What sample preparation methods are supported?
High-pressure freezing (HPF), plunge freezing, and cryo-substitution protocols are fully supported. Grids must be compatible with ZEISS cryo-transfer systems (e.g., Gatan 626, ZEISS Cryo-Transfer Holder Type C).

Is remote operation available for cryo-FIB milling?
Yes—ZEISS Crossbeam systems support secure remote session control via ZEISS Remote Desktop with dual-factor authentication and encrypted VNC tunneling.

How is coordinate registration accuracy validated?
Using gold nanoparticle fiducials (10–20 nm) embedded in ice or deposited on grid surfaces; residual registration error is quantified post-alignment in ZEN Connect and reported in µm-level vector deviation maps.
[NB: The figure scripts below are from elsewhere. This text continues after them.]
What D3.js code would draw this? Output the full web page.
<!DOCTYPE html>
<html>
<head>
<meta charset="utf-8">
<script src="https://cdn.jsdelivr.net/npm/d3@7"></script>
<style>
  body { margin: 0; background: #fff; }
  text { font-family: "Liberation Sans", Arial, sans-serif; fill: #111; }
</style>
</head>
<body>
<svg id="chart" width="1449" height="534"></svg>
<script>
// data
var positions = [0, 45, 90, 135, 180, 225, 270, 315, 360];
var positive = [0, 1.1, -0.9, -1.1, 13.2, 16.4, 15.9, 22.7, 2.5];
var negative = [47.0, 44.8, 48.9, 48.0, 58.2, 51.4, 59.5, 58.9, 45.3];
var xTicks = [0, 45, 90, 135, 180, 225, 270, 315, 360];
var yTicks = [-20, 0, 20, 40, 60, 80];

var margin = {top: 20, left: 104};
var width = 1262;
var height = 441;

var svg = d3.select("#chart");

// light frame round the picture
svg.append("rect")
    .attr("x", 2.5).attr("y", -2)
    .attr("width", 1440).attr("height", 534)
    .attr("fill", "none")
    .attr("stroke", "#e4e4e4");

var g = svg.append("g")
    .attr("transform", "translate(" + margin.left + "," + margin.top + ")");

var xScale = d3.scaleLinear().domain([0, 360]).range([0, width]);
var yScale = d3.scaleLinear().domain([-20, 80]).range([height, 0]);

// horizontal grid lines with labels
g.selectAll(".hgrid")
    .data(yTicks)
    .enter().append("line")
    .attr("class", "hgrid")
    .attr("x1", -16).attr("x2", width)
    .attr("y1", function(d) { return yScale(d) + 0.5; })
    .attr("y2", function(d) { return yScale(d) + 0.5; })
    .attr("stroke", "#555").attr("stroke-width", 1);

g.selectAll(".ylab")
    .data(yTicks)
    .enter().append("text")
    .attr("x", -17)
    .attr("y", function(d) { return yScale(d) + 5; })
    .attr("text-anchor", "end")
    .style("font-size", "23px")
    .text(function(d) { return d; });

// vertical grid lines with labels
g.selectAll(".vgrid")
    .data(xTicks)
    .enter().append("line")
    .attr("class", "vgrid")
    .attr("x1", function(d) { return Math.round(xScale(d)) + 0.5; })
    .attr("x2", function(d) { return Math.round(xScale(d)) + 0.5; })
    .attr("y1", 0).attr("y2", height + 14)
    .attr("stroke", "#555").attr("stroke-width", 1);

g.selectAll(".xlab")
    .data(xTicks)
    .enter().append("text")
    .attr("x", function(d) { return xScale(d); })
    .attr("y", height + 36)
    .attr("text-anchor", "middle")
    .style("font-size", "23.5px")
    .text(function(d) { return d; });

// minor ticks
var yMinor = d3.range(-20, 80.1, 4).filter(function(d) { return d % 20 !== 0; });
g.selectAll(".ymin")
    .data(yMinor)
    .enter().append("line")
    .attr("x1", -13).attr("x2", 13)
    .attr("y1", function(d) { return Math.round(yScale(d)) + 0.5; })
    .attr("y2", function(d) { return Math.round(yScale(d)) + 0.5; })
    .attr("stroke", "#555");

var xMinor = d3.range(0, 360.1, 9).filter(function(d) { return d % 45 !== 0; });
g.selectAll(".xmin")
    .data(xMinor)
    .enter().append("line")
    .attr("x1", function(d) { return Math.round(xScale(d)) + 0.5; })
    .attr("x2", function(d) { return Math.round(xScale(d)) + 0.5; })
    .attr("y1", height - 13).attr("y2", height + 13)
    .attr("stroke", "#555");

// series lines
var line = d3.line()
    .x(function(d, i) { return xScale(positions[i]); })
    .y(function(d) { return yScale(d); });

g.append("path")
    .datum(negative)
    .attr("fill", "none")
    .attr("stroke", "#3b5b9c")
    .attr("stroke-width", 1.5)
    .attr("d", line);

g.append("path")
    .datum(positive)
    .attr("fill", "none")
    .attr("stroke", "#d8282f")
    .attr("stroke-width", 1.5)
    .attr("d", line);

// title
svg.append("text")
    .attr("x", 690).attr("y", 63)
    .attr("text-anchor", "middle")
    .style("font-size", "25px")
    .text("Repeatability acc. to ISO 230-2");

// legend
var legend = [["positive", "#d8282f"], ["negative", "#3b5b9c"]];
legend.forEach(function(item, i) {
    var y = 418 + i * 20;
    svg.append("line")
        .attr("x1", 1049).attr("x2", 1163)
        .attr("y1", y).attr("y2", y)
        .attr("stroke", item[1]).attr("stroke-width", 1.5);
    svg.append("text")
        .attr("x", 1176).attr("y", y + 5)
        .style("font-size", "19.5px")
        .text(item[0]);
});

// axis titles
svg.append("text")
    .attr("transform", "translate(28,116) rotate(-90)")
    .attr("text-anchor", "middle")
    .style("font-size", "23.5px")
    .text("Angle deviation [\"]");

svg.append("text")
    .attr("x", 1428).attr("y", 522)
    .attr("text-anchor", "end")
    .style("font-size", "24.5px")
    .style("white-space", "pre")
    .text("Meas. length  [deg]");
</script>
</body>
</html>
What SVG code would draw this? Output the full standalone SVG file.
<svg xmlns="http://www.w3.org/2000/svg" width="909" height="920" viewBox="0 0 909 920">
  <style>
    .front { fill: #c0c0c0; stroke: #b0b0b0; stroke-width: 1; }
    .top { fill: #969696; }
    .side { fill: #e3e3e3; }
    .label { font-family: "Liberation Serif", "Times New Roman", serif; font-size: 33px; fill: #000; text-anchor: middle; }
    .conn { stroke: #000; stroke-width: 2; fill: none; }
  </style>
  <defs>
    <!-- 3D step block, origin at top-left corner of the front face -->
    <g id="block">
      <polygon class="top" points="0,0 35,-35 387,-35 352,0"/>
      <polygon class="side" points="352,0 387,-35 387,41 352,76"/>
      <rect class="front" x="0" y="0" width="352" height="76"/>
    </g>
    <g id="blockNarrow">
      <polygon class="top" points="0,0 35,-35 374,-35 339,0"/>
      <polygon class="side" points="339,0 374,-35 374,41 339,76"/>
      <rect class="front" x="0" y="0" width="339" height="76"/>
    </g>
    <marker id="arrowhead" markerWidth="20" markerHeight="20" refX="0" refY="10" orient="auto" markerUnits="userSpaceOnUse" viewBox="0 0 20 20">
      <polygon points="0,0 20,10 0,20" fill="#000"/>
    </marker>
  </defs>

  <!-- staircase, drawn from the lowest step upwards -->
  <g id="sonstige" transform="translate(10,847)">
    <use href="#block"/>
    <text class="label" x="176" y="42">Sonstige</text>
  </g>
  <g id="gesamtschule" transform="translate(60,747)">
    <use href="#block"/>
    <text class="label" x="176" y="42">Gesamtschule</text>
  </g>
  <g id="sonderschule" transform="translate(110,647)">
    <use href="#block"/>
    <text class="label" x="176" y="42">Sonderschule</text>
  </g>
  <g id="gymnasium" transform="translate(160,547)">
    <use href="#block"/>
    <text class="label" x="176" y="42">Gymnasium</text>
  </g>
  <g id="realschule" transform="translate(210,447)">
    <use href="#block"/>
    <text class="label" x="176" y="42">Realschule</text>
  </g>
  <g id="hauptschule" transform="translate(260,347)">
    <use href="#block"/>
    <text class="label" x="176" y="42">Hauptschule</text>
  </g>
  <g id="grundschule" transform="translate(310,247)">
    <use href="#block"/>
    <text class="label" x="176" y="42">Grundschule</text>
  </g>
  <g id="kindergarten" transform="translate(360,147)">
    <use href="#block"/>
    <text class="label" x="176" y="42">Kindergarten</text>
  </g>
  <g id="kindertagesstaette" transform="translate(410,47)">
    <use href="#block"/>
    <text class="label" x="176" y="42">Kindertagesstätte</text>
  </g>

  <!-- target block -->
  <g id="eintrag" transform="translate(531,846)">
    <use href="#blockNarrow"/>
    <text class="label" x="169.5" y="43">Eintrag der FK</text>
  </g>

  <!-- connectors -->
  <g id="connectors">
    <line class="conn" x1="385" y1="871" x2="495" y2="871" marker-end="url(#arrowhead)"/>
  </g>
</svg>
Can the workflow integrate third-party fluorescence microscopes?
Only ZEISS-branded widefield and confocal platforms (Axio Imager, LSM 980, LSM 900) are natively supported for automated correlation; non-ZEISS systems require manual coordinate import and lack real-time stage synchronization.

What cryo-TEM lamella thicknesses can be achieved?
Target lamellae range from 150 nm to 300 nm thick, with final thickness uniformity ±15 nm across 10 × 10 µm fields—verified by in situ lift-out STEM imaging and post-milling TEM assessment.